From the Daily Tribune (Sep 30): Palace: Gov’t not rushing talks on increased US presence
The government is not rushing the negotiations for the framework agreement on the increased rotational presence of American troops in the country in time for US President Barack Obama’s visit in the Philippines this October, a Malacañang official yesterday said.
“I don’t think we can say that they are being rushed. These discussions have been going on for several months — if I’m not mistaken, over a year now. We are making slow but steady progress on the rotational presence,” Presidential Communications Development and Strategic Planning Office Secretary Rick Carandang stressed.
Obama is set to visit the country on Oct. 11 to 12.
“Whether or not we will sign something during the Obama visit is not something I can answer at this point. What I can assure our countrymen is that these discussions with the US will lead to enhanced security for the Philippines and that’s why we’re entering into these discussions,” he added.

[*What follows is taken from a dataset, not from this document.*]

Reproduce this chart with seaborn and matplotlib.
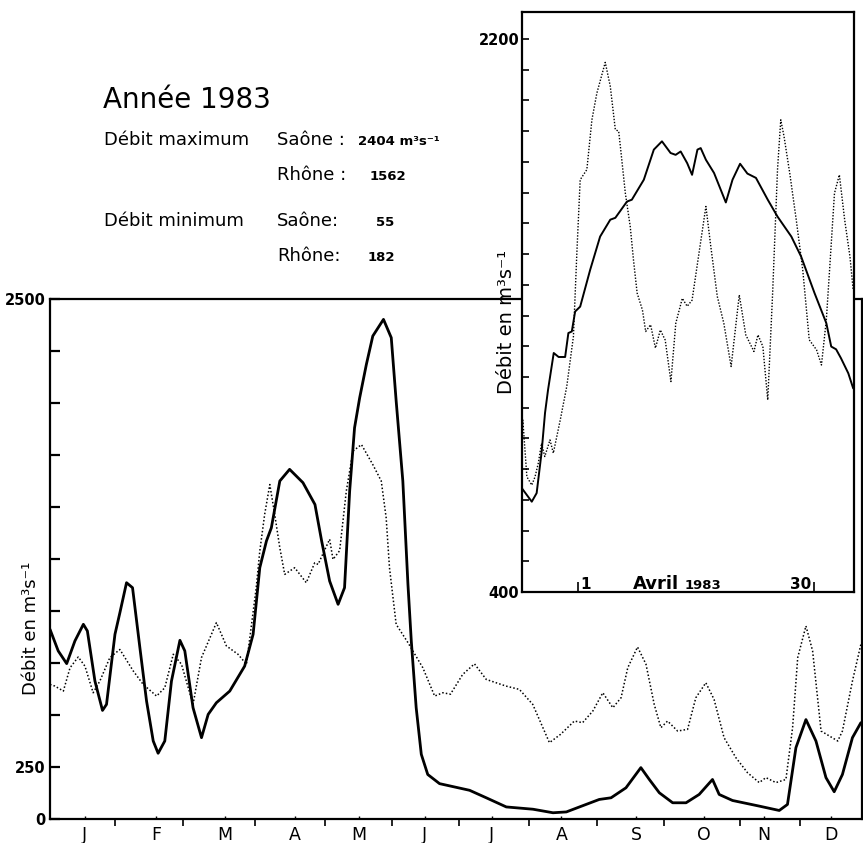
import numpy as np
import pandas as pd
import matplotlib
matplotlib.use("Agg")
import matplotlib.pyplot as plt
import matplotlib.transforms as mtransforms
import seaborn as sns

# ---------------- data ----------------
# main chart: x = day of year (0 = 1 Jan), y = discharge m3/s
saone_day = [0, 3.7, 7.5, 11.2, 15, 16.8, 20.2, 23.6, 25.4, 29.2, 31.4, 34.4, 37.1, 40.4, 43.4,
             46.4, 48.6, 51.6, 54.6, 58.4, 60.6, 64.3, 68.1, 71.1, 74.8, 80.8, 87.5, 91.3, 94.3,
             97.3, 99.5, 103.3, 107.7, 113.7, 119.1, 122.1, 125.7, 129.5, 132.4, 134.7, 136.9,
             139.2, 142.2, 145.1, 149.9, 153.4, 155.6, 158.6, 160.9, 162.4, 164.6, 166.9, 169.8,
             175.1, 188.6, 196.1, 205.1, 217.1, 226.1, 232.1, 238, 246.9, 252.2, 258.9, 265.6,
             269.4, 273.9, 279.9, 285.9, 291.8, 297.8, 300.8, 306.8, 318.8, 327.8, 331.5, 335.3,
             339.8, 344.3, 348.8, 352.5, 356.2, 360.7, 364.5]
saone_q = [912, 808, 747, 856, 936, 904, 663, 522, 551, 888, 991, 1136, 1112, 824, 567,
           375, 316, 375, 663, 859, 808, 535, 391, 503, 559, 615, 735, 888, 1208,
           1337, 1400, 1625, 1681, 1617, 1512, 1337, 1144, 1032, 1112, 1577, 1881,
           2025, 2185, 2322, 2402, 2314, 2010, 1625, 1128, 856, 535, 311, 214,
           170, 138, 102, 58, 47, 30, 34, 58, 94, 102, 150, 247,
           190, 126, 78, 78, 118, 190, 118, 89, 62, 41, 70, 343,
           478, 375, 199, 131, 214, 391, 463]

rhone_day = [0, 2.2, 6, 9, 12.7, 15.7, 19.4, 22.4, 26.9, 31.4, 37.4, 41.9, 47.9, 51.6, 55.4,
             59.1, 64.3, 68.1, 74.8, 79.3, 84.5, 88.3, 92.7, 94.3, 96.5, 98.8, 101, 103.3, 105.5,
             110, 115.2, 119, 120.5, 125.7, 127.2, 130.2, 133.2, 136.2, 140, 145.1, 148.9, 151.1,
             152.6, 155.6, 160.9, 167.6, 172.9, 176.6, 180, 185.5, 190.8, 196.1, 205, 211, 217,
             224.5, 229.5, 235.7, 239.4, 244, 248.5, 253, 256.7, 259.7, 264.1, 267.9, 271.6,
             274.6, 277.6, 282.1, 286.6, 290.3, 294.8, 298.5, 303, 308.3, 313.5, 318.8, 321.8,
             326.3, 330.8, 333.8, 336.1, 339.8, 342.8, 346.6, 354.1, 356.2, 360.7, 364.5]
rhone_q = [647, 639, 615, 727, 779, 735, 607, 663, 776, 815, 712, 647, 591, 631, 792,
           744, 551, 776, 944, 832, 792, 744, 1112, 1288, 1465, 1608, 1465, 1304, 1176,
           1208, 1136, 1232, 1224, 1345, 1248, 1290, 1577, 1769, 1800, 1704, 1625, 1449,
           1208, 936, 848, 727, 591, 607, 600, 695, 746, 671, 639, 623, 551,
           367, 407, 471, 463, 519, 607, 535, 583, 727, 827, 744, 551,
           439, 471, 423, 431, 583, 655, 575, 391, 295, 223, 175, 199,
           175, 190, 439, 776, 928, 808, 423, 375, 423, 663, 840]

# inset: x = day of April 1983 (negative = end of March), y = m3/s
in_saone_day = [-5.95, -4.7, -4.1, -3.5, -3.07, -2.7, -2.0, -1.4, -0.6, -0.2, 0.22, 0.63, 1.25,
                2.48, 3.7, 4.95, 5.57, 7.0, 7.6, 9.07, 10.3, 11.3, 12.36, 12.98, 13.6, 14.4, 15.0,
                15.66, 16.06, 16.7, 17.7, 19.15, 19.97, 20.9, 21.8, 22.85, 24.3, 25.5, 27.2,
                28.4, 30.05, 31.5, 32.1, 32.7, 33.3, 34.2, 34.8]
in_saone_q = [739, 694, 722, 853, 983, 1058, 1178, 1165, 1165, 1243, 1248, 1313, 1329,
              1449, 1557, 1612, 1618, 1671, 1677, 1742, 1840, 1867, 1829, 1823, 1834, 1796, 1758,
              1840, 1845, 1807, 1764, 1668, 1742, 1794, 1762, 1748, 1677, 1622, 1557,
              1492, 1373, 1275, 1199, 1190, 1161, 1112, 1063]

in_rhone_day = [-5.9, -5.8, -5.3, -4.7, -4.3, -3.9, -3.5, -3.1, -2.46, -2.05, -1.2, -0.4, 0.42,
                0.84, 1.25, 2.07, 2.69, 3.3, 4.33, 4.95, 5.57, 5.98, 6.19, 6.8, 7.4, 7.8, 8.25,
                8.9, 9.3, 9.9, 10.5, 11.1, 11.7, 12.4, 13.0, 13.8, 14.4, 15.0, 15.85, 16.7, 17.3,
                18.1, 18.9, 19.8, 20.8, 21.6, 22.6, 23.1, 23.7, 24.3, 24.9, 25.5, 25.9, 26.3,
                27.0, 27.8, 28.6, 29.4, 30.3, 30.9, 31.5, 31.9, 32.5, 33.1, 33.75, 34.4, 34.8]
in_rhone_q = [900, 960, 775, 748, 775, 819, 884, 841, 895, 852, 960, 1069, 1232,
              1503, 1742, 1775, 1937, 2024, 2124, 2046, 1905, 1900, 1850, 1698, 1590, 1481, 1373,
              1318, 1248, 1270, 1194, 1253, 1220, 1085, 1275, 1356, 1330, 1350, 1503, 1655, 1525,
              1362, 1275, 1134, 1367, 1237, 1183, 1237, 1199, 1025, 1373, 1775, 1937, 1883,
              1764, 1612, 1449, 1221, 1188, 1139, 1286, 1449, 1698, 1758, 1612, 1492, 1383]

month_labels = ["J", "F", "M", "A", "M", "J", "J", "A", "S", "O", "N", "D"]
month_label_pos = [15.7, 47.6, 78.6, 110, 139, 168.4, 198.5, 229.9, 263.6, 294, 321, 351]
month_bounds = [29.2, 59.7, 92, 123.5, 153.6, 184, 215.5, 246, 276, 310, 337]

main_yticks = list(range(0, 2501, 250))
main_ylabels = {0: "0", 250: "250", 2500: "2500"}
inset_yticks = list(range(400, 2201, 100))
inset_ylabels = {400: "400", 2200: "2200"}

# ---------------- figure ----------------
sns.set_style("white")
plt.rcParams['font.family'] = ['DejaVu Sans']
plt.rcParams.update({"text.color": "black", "axes.labelcolor": "black",
                     "xtick.color": "black", "ytick.color": "black"})

W, H = 863, 843
fig = plt.figure(figsize=(W / 100, H / 100), dpi=100)
fig.patch.set_facecolor("white")

def fx(px):
    return px / W

def fy(py):
    return 1 - py / H

ax = fig.add_axes([fx(50), fy(819), fx(862) - fx(50), fy(299) - fy(819)])
main_s = pd.DataFrame({"day": saone_day, "q": saone_q})
main_r = pd.DataFrame({"day": rhone_day, "q": rhone_q})
sns.lineplot(data=main_r, x="day", y="q", ax=ax, color="black", lw=1.1,
             linestyle=(0, (1, 1.4)), sort=False, estimator=None)
sns.lineplot(data=main_s, x="day", y="q", ax=ax, color="black", lw=2.0,
             sort=False, estimator=None)
ax.set_xlim(0, 365)
ax.set_ylim(0, 2500)
ax.set_xlabel("")
ax.set_ylabel("")
for sp in ax.spines.values():
    sp.set_color("black")
    sp.set_linewidth(1.6)

ax.set_yticks(main_yticks)
ax.set_yticklabels([main_ylabels.get(v, "") for v in main_yticks],
                   fontsize=10.5, fontweight="bold")
ax.tick_params(axis="y", left=True, direction="in", length=7, width=1.6, pad=3)
ax.set_xticks(month_label_pos)
ax.set_xticklabels(month_labels, fontsize=12.5)
ax.set_xticks(month_bounds, minor=True)
ax.tick_params(axis="x", which="major", bottom=True, direction="in", length=2,
               width=1, pad=5)
ax.tick_params(axis="x", which="minor", bottom=True, direction="out", length=5,
               width=1.2)

fig.text(fx(31), fy(628), "Débit en m³s⁻¹", rotation=90, ha="center", va="center",
         fontsize=13)

# ---------------- inset ----------------
ins = fig.add_axes([fx(522), fy(592), fx(854) - fx(522), fy(12) - fy(592)], zorder=5)
ins.set_facecolor("white")
in_s = pd.DataFrame({"day": in_saone_day, "q": in_saone_q})
in_r = pd.DataFrame({"day": in_rhone_day, "q": in_rhone_q})
sns.lineplot(data=in_r, x="day", y="q", ax=ins, color="black", lw=1.0,
             linestyle=(0, (1, 1.2)), sort=False, estimator=None)
sns.lineplot(data=in_s, x="day", y="q", ax=ins, color="black", lw=1.4,
             sort=False, estimator=None)
ins.set_xlim(-5.9, 34.9)
ins.set_ylim(400, 2288)
ins.set_xlabel("")
ins.set_ylabel("")
for sp in ins.spines.values():
    sp.set_color("black")
    sp.set_linewidth(1.6)
ins.set_yticks(inset_yticks)
ins.set_yticklabels([inset_ylabels.get(v, "") for v in inset_yticks],
                    fontsize=10.5, fontweight="bold")
ins.tick_params(axis="y", left=True, direction="in", length=5, width=1.2, pad=2)
ins.set_xticks([1, 30])
ins.set_xticklabels(["", ""])
ins.tick_params(axis="x", bottom=True, direction="in", length=7, width=1.2)

tr = mtransforms.blended_transform_factory(ins.transData, ins.transAxes)
ins.text(1.25, 0.006, "1", transform=tr, ha="left", va="baseline", fontsize=11,
         fontweight="bold")
ins.text(29.6, 0.006, "30", transform=tr, ha="right", va="baseline", fontsize=11,
         fontweight="bold")
ins.text(7.7, 0.006, "Avril", transform=tr, ha="left", va="baseline", fontsize=13,
         fontweight="bold")
ins.text(14.1, 0.006, "1983", transform=tr, ha="left", va="baseline", fontsize=9.5,
         fontweight="bold")

fig.text(fx(506), fy(322), "Débit en m³s⁻¹", rotation=90, ha="center", va="center",
         fontsize=14, zorder=6)

# ---------------- annotation block ----------------
fig.text(fx(103), fy(108), "Année 1983", fontsize=20, ha="left", va="baseline")
fig.text(fx(104), fy(145), "Débit maximum", fontsize=13, ha="left", va="baseline")
fig.text(fx(277), fy(145), "Saône :", fontsize=13, ha="left", va="baseline")
fig.text(fx(358), fy(145), "2404 m³s⁻¹", fontsize=9.5, ha="left", va="baseline",
         fontweight="bold")
fig.text(fx(277), fy(180), "Rhône :", fontsize=13, ha="left", va="baseline")
fig.text(fx(370), fy(180), "1562", fontsize=9.5, ha="left", va="baseline",
         fontweight="bold")
fig.text(fx(104), fy(226), "Débit minimum", fontsize=13, ha="left", va="baseline")
fig.text(fx(277), fy(226), "Saône:", fontsize=13, ha="left", va="baseline")
fig.text(fx(376), fy(226), "55", fontsize=9.5, ha="left", va="baseline",
         fontweight="bold")
fig.text(fx(277), fy(261), "Rhône:", fontsize=13, ha="left", va="baseline")
fig.text(fx(368), fy(261), "182", fontsize=9.5, ha="left", va="baseline",
         fontweight="bold")

fig.savefig("out.png", dpi=100, facecolor="white")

Carandang said the issue of South China Sea affecting the tension between China and the Philippines would not be set aside on the possible discussions with Obama and President Aquino.
“I think this cannot be avoided to be discussed with because that is a part of the context of our action to enhance our maritime security. It’s not just about the territorial disputes with China,” he added.
The Philippines has said it wants the deal concluded before the end of the year.
Manila had hosted tens of thousands of US soldiers at two bases north of Manila, but they were forced to leave in 1992 after the Senate voted to end their lease contracts amid strong anti-American sentiment.
A new agreement that went into force in 1999 allowed US troops to return to the Philippines for joint military exercises involving several thousand members of the US military every year.
US special forces have also been rotating through the southern Philippines since 2002 to help Filipino soldiers against Islamic militants, with the maximum number there at any one time believed to be about 600.
The envisaged deal would see many more exercises, although the Philippines has insisted it will not allow a permanent US presence. This would require a change to the Constitution.
The Philippines has accused China of building its military presence in the South China Sea in recent years.
China claims most of the sea, including waters close to the shores of its neighbors such as the Philippines.
While the United States has insisted it does not take sides in the dispute, it has been seeking to rebuild its military footprint in the Philippines as part of President Barack Obama’s strategic “pivot” to Asia.